I remembered the comparison last week as Roseanne tweeted herself into unemployment. My “twin,” who changed the world 30 years ago by focusing light onto a very real and overlooked portion of our nation, reconfirmed the crazy and unsafe feelings I sensed back in the day.
I watched the reboot of her show and I thought it confirmed everything I believe– that so much of America is suffering financially, struggling with xenophobia, terrified about healthcare, and wanting solutions faster than anyone in Washington is bringing them. I thought the point was that we should be working to find the answers. But then to learn that Roseanne is a racist Trump supporter? I was dumbfounded.
America is challenging. I have to respect Roseanne’s right to vocalize her small-minded, racist opinions just as much as she has to respect my right to unsubscribe to, unfollow, and unplug any show or network that would support her (thank you ABC for canceling). I wish I could unplug the power of another, more prominent tweeter, but somehow he’s gotten elected to the most powerful position in the nation. I won’t look away from America, no matter how ugly it gets.
Here’s how I choose to fight today: with the beauty of fresh fruit. This is a dessert in three parts: crust, pastry cream, and fresh fruit. That seems like a lot of work, but they actually come together pretty easily and the result will look like you’ve been working for days!
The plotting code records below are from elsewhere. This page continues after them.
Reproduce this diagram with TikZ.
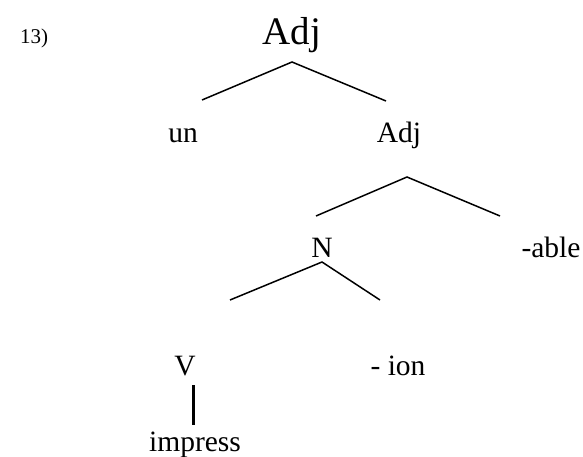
\documentclass[tikz,border=0pt]{standalone}
\usepackage{fontspec}
\setmainfont{Liberation Serif}
\begin{document}
\begin{tikzpicture}[x=1pt,y=-1pt,
  lbl/.style={font=\fontsize{29.5}{31}\selectfont, inner sep=0pt, anchor=base},
  toplbl/.style={font=\fontsize{39}{41}\selectfont, inner sep=0pt, anchor=base},
  numlbl/.style={font=\fontsize{21}{23}\selectfont, inner sep=0pt, anchor=base west},
  branch/.style={line width=1.5pt, line cap=butt},
  unary/.style={line width=3pt, line cap=butt}]
\useasboundingbox (0,0) rectangle (583,457);
\node[numlbl] (num) at (20,44) {13)};
\node[toplbl] (adj1) at (292,45) {Adj};
\node[lbl] (un) at (183,143) {un};
\node[lbl] (adj2) at (399,143) {Adj};
\node[lbl] (n) at (322,257) {N};
\node[lbl] (able) at (551,257) {-able};
\node[lbl] (v) at (185,375) {V};
\node[lbl] (ion) at (398,375) {- ion};
\node[lbl] (impress) at (195,451) {impress};
% branch points
\coordinate (p1) at (292,62);
\coordinate (p1l) at (202,100);
\coordinate (p1r) at (386,101);
\coordinate (p2) at (407,177);
\coordinate (p2l) at (316,216);
\coordinate (p2r) at (500,216);
\coordinate (p3) at (322,262);
\coordinate (p3l) at (230,300);
\coordinate (p3r) at (380,300);
\coordinate (p4) at (193,385);
\coordinate (p4b) at (193,425);
\draw[branch] (p1l) -- (p1) -- (p1r);
\draw[branch] (p2l) -- (p2) -- (p2r);
\draw[branch] (p3l) -- (p3) -- (p3r);
\draw[unary] (p4) -- (p4b);
\end{tikzpicture}
\end{document}
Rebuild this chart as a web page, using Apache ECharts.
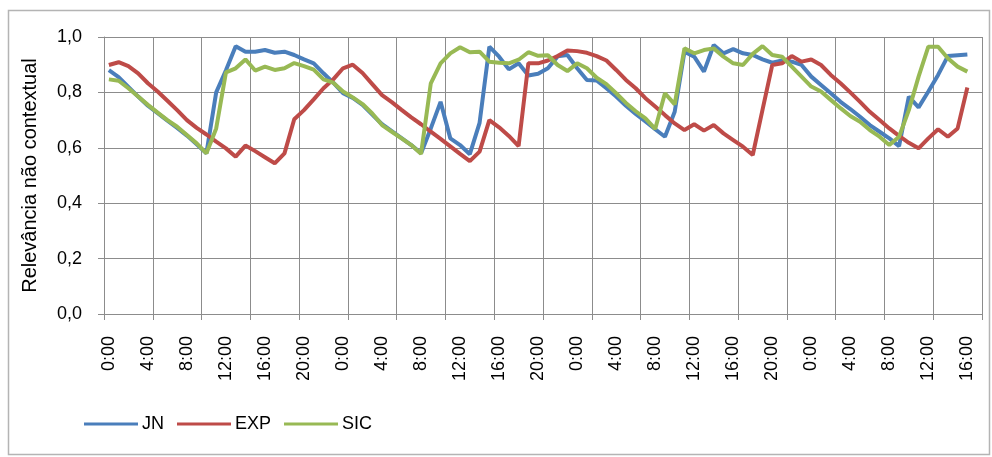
<!DOCTYPE html>
<html>
<head>
<meta charset="utf-8">
<script src="https://cdn.jsdelivr.net/npm/echarts@6/dist/echarts.min.js"></script>
<style>html,body{margin:0;padding:0;background:#fff;}#c{width:992px;height:457px;}</style>
</head>
<body>
<div id="c"></div>
<script>
// hourly categories: 0:00 .. 17:00 of the 4th day (90 slots)
const categories = [];
for (let i = 0; i < 90; i++) categories.push((i % 24) + ':00');

const yTicks = [0, 0.2, 0.4, 0.6, 0.8, 1.0];

const jn = [0.88,0.855,0.82,0.785,0.752,0.725,0.698,0.672,0.644,0.613,
0.58,0.80,0.88,0.967,0.947,0.947,0.953,0.943,0.947,0.935,
0.919,0.905,0.869,0.835,0.797,0.78,0.755,0.72,0.685,0.66,
0.635,0.61,0.58,0.67,0.766,0.634,0.61,0.577,0.69,0.965,
0.929,0.883,0.905,0.861,0.867,0.887,0.93,0.935,0.887,0.845,
0.843,0.815,0.785,0.752,0.722,0.695,0.667,0.64,0.73,0.947,
0.929,0.875,0.971,0.941,0.956,0.941,0.935,0.919,0.907,0.915,
0.911,0.899,0.857,0.827,0.797,0.766,0.74,0.712,0.682,0.658,
0.634,0.606,0.785,0.746,0.803,0.863,0.931,0.934,0.937];

const exp = [0.899,0.909,0.895,0.869,0.833,0.803,0.77,0.736,0.70,0.672,
0.648,0.622,0.598,0.568,0.608,0.588,0.566,0.544,0.58,0.703,
0.736,0.775,0.815,0.847,0.887,0.90,0.87,0.83,0.79,0.765,
0.737,0.71,0.685,0.658,0.632,0.605,0.578,0.552,0.586,0.70,
0.674,0.643,0.606,0.905,0.905,0.915,0.931,0.951,0.949,0.943,
0.931,0.915,0.881,0.845,0.815,0.779,0.749,0.718,0.688,0.664,
0.685,0.662,0.682,0.652,0.628,0.604,0.574,0.737,0.899,0.905,
0.931,0.911,0.919,0.899,0.863,0.833,0.80,0.766,0.73,0.70,
0.67,0.643,0.618,0.598,0.634,0.667,0.64,0.67,0.818];

const sic = [0.847,0.842,0.815,0.785,0.755,0.727,0.70,0.676,0.646,0.616,
0.58,0.67,0.872,0.887,0.919,0.879,0.893,0.881,0.887,0.906,
0.895,0.882,0.847,0.835,0.803,0.782,0.758,0.724,0.682,0.658,
0.634,0.61,0.578,0.833,0.905,0.941,0.963,0.945,0.947,0.911,
0.907,0.905,0.918,0.945,0.932,0.934,0.899,0.877,0.905,0.887,
0.853,0.83,0.797,0.762,0.732,0.706,0.668,0.797,0.757,0.959,
0.941,0.953,0.959,0.929,0.905,0.899,0.939,0.967,0.935,0.929,
0.893,0.857,0.821,0.803,0.773,0.743,0.715,0.694,0.664,0.64,
0.61,0.64,0.736,0.857,0.965,0.965,0.923,0.893,0.875];

const FONT = 'Liberation Sans';
const GRID = '#8C8C8C';

const chart = echarts.init(document.getElementById('c'), null, {renderer: 'canvas'});
chart.setOption({
  animation: false,
  backgroundColor: '#fff',
  textStyle: {fontFamily: FONT},
  graphic: [{
    type: 'rect', silent: true, z: -1,
    shape: {x: 8.5, y: 10.5, width: 981, height: 444},
    style: {fill: 'none', stroke: '#B4B4B4', lineWidth: 1.5}
  }],
  grid: {left: 104, right: 10, top: 37, bottom: 143, containLabel: false},
  legend: {
    left: 79, top: 410,
    itemWidth: 54, itemHeight: 3, itemGap: 13,
    icon: 'rect',
    textStyle: {fontFamily: FONT, fontSize: 18, color: '#000', padding: [0, 0, 0, -1]},
    data: ['JN', 'EXP', 'SIC']
  },
  xAxis: {
    type: 'category',
    data: categories,
    boundaryGap: true,
    axisLine: {show: true, lineStyle: {color: GRID, width: 1}},
    axisTick: {show: true, interval: 4, length: 6, lineStyle: {color: GRID}},
    splitLine: {show: true, interval: 4, lineStyle: {color: GRID, width: 1}},
    axisLabel: {interval: 3, rotate: 90, margin: 22, fontSize: 18, color: '#000', fontFamily: FONT}
  },
  yAxis: {
    type: 'value',
    min: yTicks[0], max: yTicks[yTicks.length - 1], interval: 0.2,
    name: 'Relevância não contextual',
    nameLocation: 'middle',
    nameGap: 64,
    nameTextStyle: {fontFamily: FONT, fontSize: 20, color: '#000'},
    axisLine: {show: true, lineStyle: {color: GRID, width: 1}},
    axisTick: {show: true, length: 6, lineStyle: {color: GRID}},
    splitLine: {show: true, lineStyle: {color: GRID, width: 1}},
    axisLabel: {margin: 22, fontSize: 18, color: '#000', fontFamily: FONT,
      formatter: v => v.toFixed(1).replace('.', ',')}
  },
  series: [
    {name: 'JN', type: 'line', data: jn, showSymbol: false, symbol: 'none',
      lineStyle: {color: '#4A7EBB', width: 4}, itemStyle: {color: '#4A7EBB'}},
    {name: 'EXP', type: 'line', data: exp, showSymbol: false, symbol: 'none',
      lineStyle: {color: '#BE4B48', width: 4}, itemStyle: {color: '#BE4B48'}},
    {name: 'SIC', type: 'line', data: sic, showSymbol: false, symbol: 'none',
      lineStyle: {color: '#98B954', width: 4}, itemStyle: {color: '#98B954'}}
  ]
});
</script>
</body>
</html>
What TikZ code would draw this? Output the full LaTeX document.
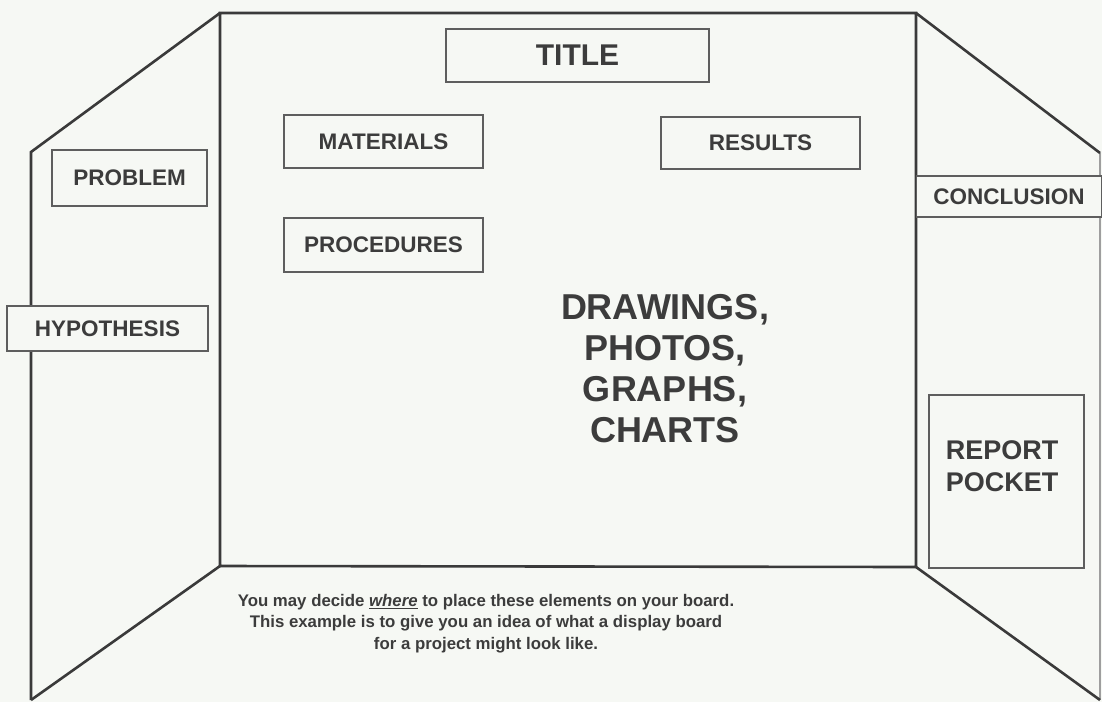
\documentclass[tikz,border=0pt]{standalone}
\usepackage{fontspec}
\setmainfont{Liberation Sans}
\definecolor{bg}{HTML}{F6F8F4}
\definecolor{panel}{HTML}{3A3A3A}
\definecolor{boxline}{HTML}{5E5E5E}
\definecolor{ink}{HTML}{3C3C3C}
\begin{document}
\begin{tikzpicture}[x=1pt,y=-1pt,
  panelline/.style={draw=panel,line width=2.6pt,line join=miter},
  labelbox/.style={draw=boxline,fill=bg,line width=1.6pt,inner sep=0pt,text=ink,font=\bfseries\fontsize{22.5}{26}\selectfont},
  bigtext/.style={text=ink,font=\bfseries\fontsize{36}{41}\selectfont,align=center,inner sep=0pt},
  note/.style={text=ink,font=\bfseries\fontsize{16.8}{21.5}\selectfont,align=center,inner sep=0pt}]
\fill[bg] (0,0) rectangle (1102,702);
\useasboundingbox (0,0) rectangle (1102,702);
% panel corners
\coordinate (ctl) at (220,13);
\coordinate (ctr) at (916,13);
\coordinate (cbl) at (220,566);
\coordinate (cbr) at (916,567);
\coordinate (ltop) at (31,152);
\coordinate (lbot) at (31,700);
\coordinate (rtop) at (1100,153);
\coordinate (rbot) at (1100,700);
% right panel outer edge (faint)
\draw[draw=boxline!60,line width=1.2pt] (rtop) -- (rbot);
% boards
\draw[panelline] (ctl) -- (ctr) -- (cbr) -- (cbl) -- cycle;
\draw[panelline] (ctl) -- (ltop) -- (lbot);
\draw[panelline] (lbot) -- (cbl);
\draw[panelline] (ctr) -- (rtop);
\draw[panelline] (cbr) -- (rbot);
% label boxes
\node[labelbox,minimum width=263pt,minimum height=53pt,font=\bfseries\fontsize{30}{34}\selectfont] (title) at (577.5,55.5) {TITLE};
\node[labelbox,minimum width=199pt,minimum height=53pt] (materials) at (383.5,141.5) {MATERIALS};
\node[labelbox,minimum width=199pt,minimum height=54pt] (procedures) at (383.5,245) {PROCEDURES};
\node[labelbox,minimum width=199pt,minimum height=52pt] (results) at (760.5,143) {RESULTS};
\node[labelbox,minimum width=155pt,minimum height=56pt] (problem) at (129.5,178) {PROBLEM};
\node[labelbox,minimum width=201pt,minimum height=45pt] (hypothesis) at (107.5,328.5) {HYPOTHESIS};
\node[labelbox,minimum width=185pt,minimum height=41pt] (conclusion) at (1009,196.5) {CONCLUSION};
\node[labelbox,minimum width=155pt,minimum height=173pt] (pocket) at (1006.5,481.5) {};
\node[text=ink,font=\bfseries\fontsize{27}{32}\selectfont,align=center,inner sep=0pt] (pockettext) at (1002,466) {REPORT\\POCKET};
% central text
\node[bigtext] (media) at (665,368.5) {DRAWINGS,\\PHOTOS,\\GRAPHS,\\CHARTS};
% note
\node[note] (notetext) at (486,623.5) {You may decide \underline{\itshape where} to place these elements on your board.\\This example is to give you an idea of what a display board\\for a project might look like.};
\end{tikzpicture}
\end{document}
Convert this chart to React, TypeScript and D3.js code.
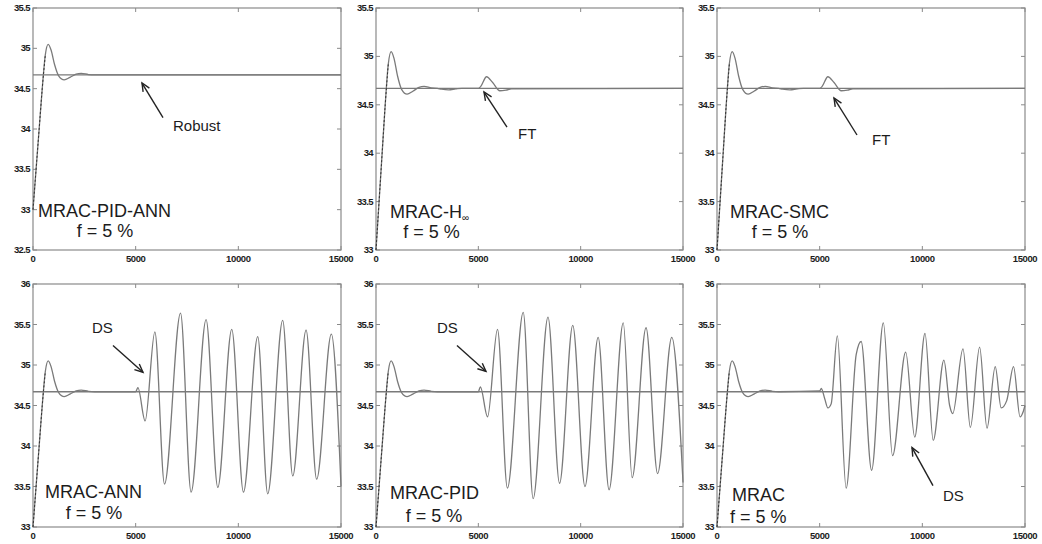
import React from 'react';
import * as d3 from 'd3';

type Pt = [number, number];

// ---------- data ----------
const xTicks = [0, 5000, 10000, 15000];
const yTicksA = [32.5, 33, 33.5, 34, 34.5, 35, 35.5];
const yTicksB = [33, 33.5, 34, 34.5, 35, 35.5];
const yTicksC = [33, 33.5, 34, 34.5, 35, 35.5, 36];
const setpoint = 34.67;

const transient: Pt[] = [
  [0, 33.0], [150, 33.5], [300, 34.0], [450, 34.5], [600, 34.92], [740, 35.05],
  [880, 34.98], [1050, 34.8], [1250, 34.66], [1520, 34.61], [1800, 34.64],
  [2100, 34.68], [2350, 34.69], [2700, 34.675], [3000, 34.67],
];
const riseRef: Pt[] = [[0, 33.0], [150, 33.5], [300, 34.0], [450, 34.5], [600, 34.92]];

const robustTail: Pt[] = [[3000, 34.67], [15000, 34.67]];
const ftTail: Pt[] = [
  [3000, 34.67], [3200, 34.662], [3550, 34.655], [3900, 34.664], [4200, 34.67],
  [5000, 34.67], [5120, 34.69], [5400, 34.79], [5700, 34.73], [6050, 34.645],
  [6350, 34.652], [6620, 34.665], [15000, 34.67],
];
const annTail: Pt[] = [
  [3000, 34.67], [5000, 34.67], [5110, 34.72], [5460, 34.31], [5935, 35.41],
  [6405, 33.53], [7185, 35.64], [7700, 33.43], [8430, 35.56], [9000, 33.49],
  [9680, 35.44], [10250, 33.43], [10945, 35.35], [11430, 33.41], [12160, 35.55],
  [12650, 33.63], [13300, 35.43], [13815, 33.59], [14530, 35.38], [15000, 33.5],
];
const pidTail: Pt[] = [
  [3000, 34.67], [5000, 34.67], [5100, 34.73], [5450, 34.36], [5936, 35.44],
  [6420, 33.48], [7194, 35.65], [7678, 33.35], [8404, 35.59], [8968, 33.54],
  [9613, 35.49], [10210, 33.5], [10855, 35.34], [11387, 33.46], [12081, 35.52],
  [12516, 33.61], [13194, 35.46], [13758, 33.66], [14452, 35.34], [15000, 33.55],
];
const mracTail: Pt[] = [
  [3000, 34.67], [5000, 34.68], [5080, 34.71], [5250, 34.58], [5400, 34.47],
  [5560, 34.52], [5860, 35.36], [6290, 33.48], [6780, 35.13], [7020, 35.29],
  [7530, 33.7], [8100, 35.52], [8550, 33.88], [9190, 35.16], [9630, 34.11],
  [10130, 35.39], [10530, 34.07], [11050, 35.06], [11330, 34.5], [11480, 34.4],
  [11980, 35.2], [12340, 34.23], [12790, 35.22], [13150, 34.22], [13550, 34.98],
  [13840, 34.47], [14110, 34.56], [14440, 34.98], [14760, 34.36], [14920, 34.43],
  [15000, 34.5],
];

const names = ['MRAC-PID-ANN', 'MRAC-H', 'MRAC-SMC', 'MRAC-ANN', 'MRAC-PID', 'MRAC'];
const faultLabel = 'f = 5 %';
const noteTexts = ['Robust', 'FT', 'FT', 'DS', 'DS', 'DS'];

// ---------- layout ----------
const cols = [[33, 341], [376, 683], [717, 1025]];
const rows = [[8, 250], [284, 527]];

interface PanelCfg {
  col: number; row: number; domain: [number, number]; yTicks: number[];
  tail: Pt[]; name: string; sub?: string;
  namePos: Pt; fPos: Pt; fAnchor: 'start' | 'middle';
  note: string; notePos: Pt; arrowFrom: Pt; arrowTo: Pt;
}

const panels: PanelCfg[] = [
  { col: 0, row: 0, domain: [32.5, 35.5], yTicks: yTicksA, tail: robustTail, name: names[0],
    namePos: [244, 32.91], fPos: [3506, 32.66], fAnchor: 'middle',
    note: noteTexts[0], notePos: [6818, 33.975], arrowFrom: [6331, 34.14], arrowTo: [5308, 34.57] },
  { col: 1, row: 0, domain: [33, 35.5], yTicks: yTicksB, tail: ftTail, name: names[1], sub: '\u221E',
    namePos: [684, 33.33], fPos: [2711, 33.124], fAnchor: 'middle',
    note: noteTexts[1], notePos: [6938, 34.147], arrowFrom: [6401, 34.27], arrowTo: [5277, 34.632] },
  { col: 2, row: 0, domain: [33, 35.5], yTicks: yTicksB, tail: ftTail, name: names[2],
    namePos: [633, 33.33], fPos: [3068, 33.124], fAnchor: 'middle',
    note: noteTexts[2], notePos: [7549, 34.085], arrowFrom: [6818, 34.188], arrowTo: [5698, 34.57] },
  { col: 0, row: 1, domain: [33, 36], yTicks: yTicksC, tail: annTail, name: names[3],
    namePos: [584, 33.36], fPos: [2971, 33.1], fAnchor: 'middle',
    note: noteTexts[3], notePos: [2873, 35.39], arrowFrom: [3896, 35.24], arrowTo: [5357, 34.91] },
  { col: 1, row: 1, domain: [33, 36], yTicks: yTicksC, tail: pidTail, name: names[4],
    namePos: [684, 33.35], fPos: [2834, 33.06], fAnchor: 'middle',
    note: noteTexts[4], notePos: [2980, 35.39], arrowFrom: [3957, 35.24], arrowTo: [5374, 34.92] },
  { col: 2, row: 1, domain: [33, 36], yTicks: yTicksC, tail: mracTail, name: names[5],
    namePos: [731, 33.32], fPos: [633, 33.05], fAnchor: 'start',
    note: noteTexts[5], notePos: [11006, 33.32], arrowFrom: [10519, 33.51], arrowTo: [9497, 33.98] },
];

const FONT = '"Liberation Sans", Arial, Helvetica, sans-serif';
const LINE = '#7a7a7a';
const FRAME = '#8a8a8a';
const TEXT = '#1c1c1c';

function Panel({ p }: { p: PanelCfg }) {
  const [x0, x1] = cols[p.col];
  const [yt, yb] = rows[p.row];
  const x = d3.scaleLinear().domain([0, 15000]).range([x0, x1]);
  const y = d3.scaleLinear().domain(p.domain).range([yb, yt]);
  const line = d3.line<Pt>().x(d => x(d[0])).y(d => y(d[1])).curve(d3.curveMonotoneX);
  const series = [...transient, ...p.tail.slice(1)];
  const tk = 4;

  const [fx, fy] = p.arrowFrom;
  const [tx, ty] = p.arrowTo;
  const ax1 = x(fx), ay1 = y(fy), ax2 = x(tx), ay2 = y(ty);
  const ang = Math.atan2(ay1 - ay2, ax1 - ax2);
  const hl = 9, ha = 0.42;
  const h1: Pt = [ax2 + hl * Math.cos(ang + ha), ay2 + hl * Math.sin(ang + ha)];
  const h2: Pt = [ax2 + hl * Math.cos(ang - ha), ay2 + hl * Math.sin(ang - ha)];

  return (
    <g>
      <rect x={x0} y={yt} width={x1 - x0} height={yb - yt} fill="#fff" stroke={FRAME} strokeWidth={1.2} />
      {xTicks.map(t => (
        <g key={'x' + t}>
          <line x1={x(t)} x2={x(t)} y1={yb} y2={yb - tk} stroke={FRAME} />
          <line x1={x(t)} x2={x(t)} y1={yt} y2={yt + tk} stroke={FRAME} />
          <text x={x(t)} y={yb + 12} textAnchor="middle" fontSize={9.5} fontWeight="bold"
            fontFamily={FONT} fill={TEXT} letterSpacing={-0.4}>{t}</text>
        </g>
      ))}
      {p.yTicks.map(v => (
        <g key={'y' + v}>
          <line x1={x0} x2={x0 + tk} y1={y(v)} y2={y(v)} stroke={FRAME} />
          <line x1={x1} x2={x1 - tk} y1={y(v)} y2={y(v)} stroke={FRAME} />
          <text x={x0 - 3} y={y(v) + 3} textAnchor="end" fontSize={9.5} fontWeight="bold"
            fontFamily={FONT} fill={TEXT} letterSpacing={-0.6}>{v}</text>
        </g>
      ))}
      <line x1={x(0)} x2={x(15000)} y1={y(setpoint)} y2={y(setpoint)} stroke={LINE} strokeWidth={1.3} />
      <path d={line(series) || ''} fill="none" stroke={LINE} strokeWidth={1.3} />
      <path d={line(riseRef) || ''} fill="none" stroke="#333" strokeWidth={1} strokeDasharray="2,2" />
      <text x={x(p.namePos[0])} y={y(p.namePos[1])} fontSize={18} fontFamily={FONT} fill={TEXT}>
        {p.name}
        {p.sub ? <tspan fontSize={10} dy={3}>{p.sub}</tspan> : null}
      </text>
      <text x={x(p.fPos[0])} y={y(p.fPos[1])} fontSize={18} fontFamily={FONT} fill={TEXT}
        textAnchor={p.fAnchor}>{faultLabel}</text>
      <text x={x(p.notePos[0])} y={y(p.notePos[1])} fontSize={15} fontFamily={FONT} fill={TEXT}>{p.note}</text>
      <line x1={ax1} y1={ay1} x2={ax2} y2={ay2} stroke="#222" strokeWidth={1.4} />
      <polyline points={`${h1[0]},${h1[1]} ${ax2},${ay2} ${h2[0]},${h2[1]}`} fill="none" stroke="#222" strokeWidth={1.4} />
    </g>
  );
}

export default function App() {
  return (
    <svg width={1042} height={544} style={{ position: 'absolute', left: 0, top: 0, background: '#fff' }}>
      <rect x={0} y={0} width={1042} height={544} fill="#fff" />
      {panels.map((p, i) => <Panel key={i} p={p} />)}
    </svg>
  );
}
Nectarine Tart with Almond Crust
Makes one 9-inch tart
- 6 tablespoons unsalted butter
- 1 tablespoon vegetable oil
- 3 ½ tablespoons water
- 2 teaspoons almond extract
- 3 tablespoons sugar
- 1/8 teaspoon salt
- ½ cup almond flour or finely ground almonds
- 1 heaping cup all-purpose flour
- Preheat the oven to 400 degrees.
- Put the butter, the oil, the water, the almond extract, the sugar, and the salt into a metal or pyrex bowl. You don’t have to stir it together or anything. The heat will take care of combining it.
- Bake the mixture for 15 minutes.
- Carefully remove the bowl from the oven and stir in the almond flour and the all-purpose flour. Stir until the mixture comes together and forms a dough.
- Press the dough into a tart pan, prick the bottom of the dough with tines of a fork to creat tiny steam holes, and then bake for another 15 minutes.
- Let cool.
- 1 cup milk
- 3 egg yolks
- 6 tablespoons sugar
- Pinch of salt
- 1 tablespoon tapioca flour (also called tapioca starch… NOT tapioca pearls which would thicken but be very noticeable in the pastry cream)
- 2 tablespoons of butter, room temperature
- Bring the milk to a boil in a medium sized pot.
- In a bowl, whisk together the eggs, sugar, salt, and tapioca flour until the mixture is smooth.
- When the milk has come to a boil, turn the heat off and whisk 1/2 cup of the milk (very slowly) into the bowl with the egg mixture. You want to whisk it constantly while adding the milk because the eggs will scramble if you’re not careful. You just want to heat the eggs without cooking them. This is called tempering.
- After half the milk has been whisked into the eggs, pour that mixture back into the pot of milk on the stove. Turn the heat back on to a medium temperature and whisk constantly for 2 minutes. The custard will come to a boil. Whisk another couple of minutes until the pastry cream is thick.
- Pour mixture into a bowl, place plastic wrap on the surface of the cream (yes, actually touching the cream) to keep it from forming a skin and then let it cool.
- 7 nectarines
- 1 tablespoon of cherry jam (or whatever flavor you like)
- Slice the nectarines thinly, cutting the larger round pieces into half moons. Toss them with the jam. The pectin will help to keep the nectarine slices from turning color.
- Spread the cooled pastry cream over the inside of the tart shell. Then, starting on the outside rim, fan the nectarine slices on top of the pastry cream to make the outer circle. Continue to fan the slices, working inward. It gets really clear really quickly and doesn’t take long once you’re in the groove.
- You can pop something pretty in the center of the pattern- like a berry or a sprig of mint or simply shake some powdered sugar over the whole tart.